We know that a body submerged in a fluid experiences, when in motion, considerable resistance, but this is because our fluids are viscous; in an ideal fluid, perfectly free from viscosity, the body would stir up behind it a liquid hill, a sort of wake; upon departure, a great effort would be necessary to put it in motion, since it would be necessary to move not only the body itself, but the liquid of its wake. But, the motion once acquired, it would perpetuate itself without resistance, since the body, in advancing, would simply carry with it the perturbation of the liquid, without the total vis viva of the liquid augmenting. Everything would happen therefore as if its inertia was augmented. An electron advancing in the ether would behave in the same way: around it, the ether would be stirred up, but this perturbation would accompany the body in its motion; so that, for an observer carried along with the electron, the electric and magnetic fields accompanying this electron would appear invariable, and would change only if the velocity of the electron varied. An effort would therefore be necessary to put the electron in motion, since it would be necessary to create the energy of these fields; on the contrary, once the movement acquired, no effort would be necessary to maintain it, since the created energy would only have to go along behind the electron as a wake. This energy, therefore, could only augment the inertia of the electron, as the agitation of the liquid augments that of the body submerged in a perfect fluid. And anyhow, the negative electrons at least have no other inertia except that.

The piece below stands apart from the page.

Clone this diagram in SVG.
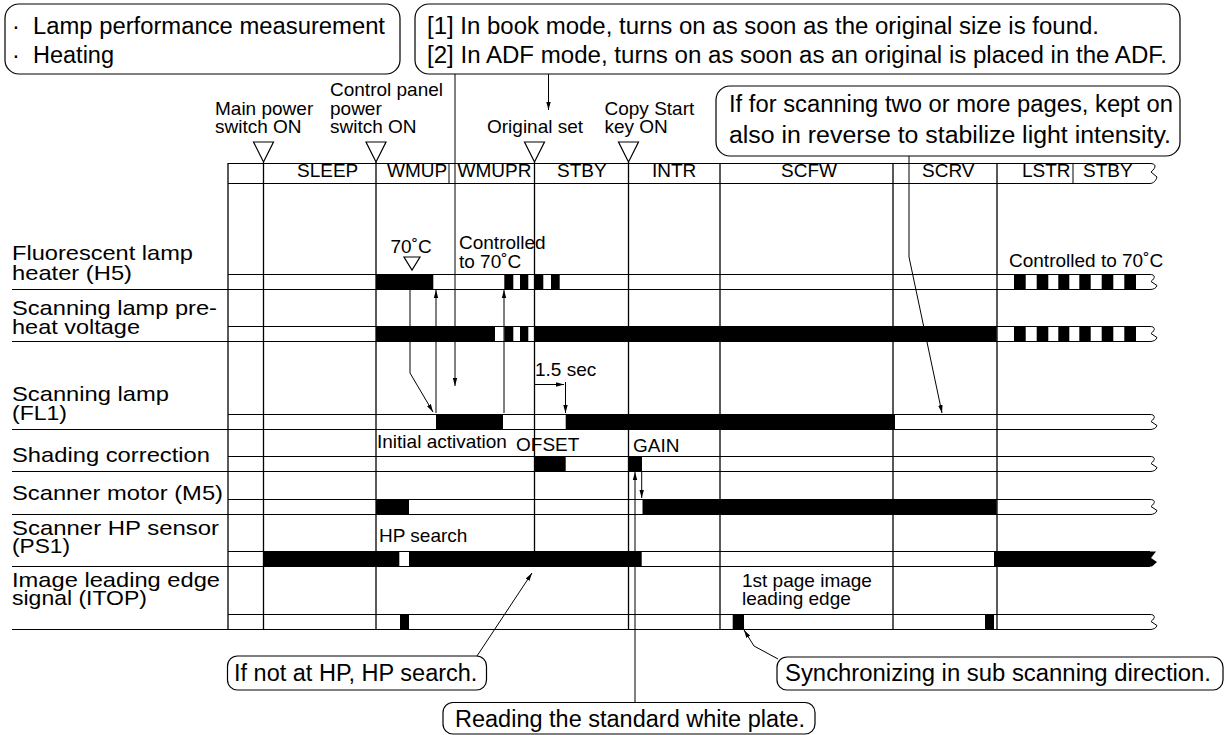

In the hypothesis of Lorentz, the vis viva, which is only the energy of the ether, is not proportional to v². Doubtless if v is very slight, the vis viva is sensibly proportional to v², the quantity of motion sensibly proportional to v, the two masses sensibly constant and equal to each other. But when the velocity tends toward the velocity of light, the vis viva, the quantity of motion and the two masses increase beyond all limit.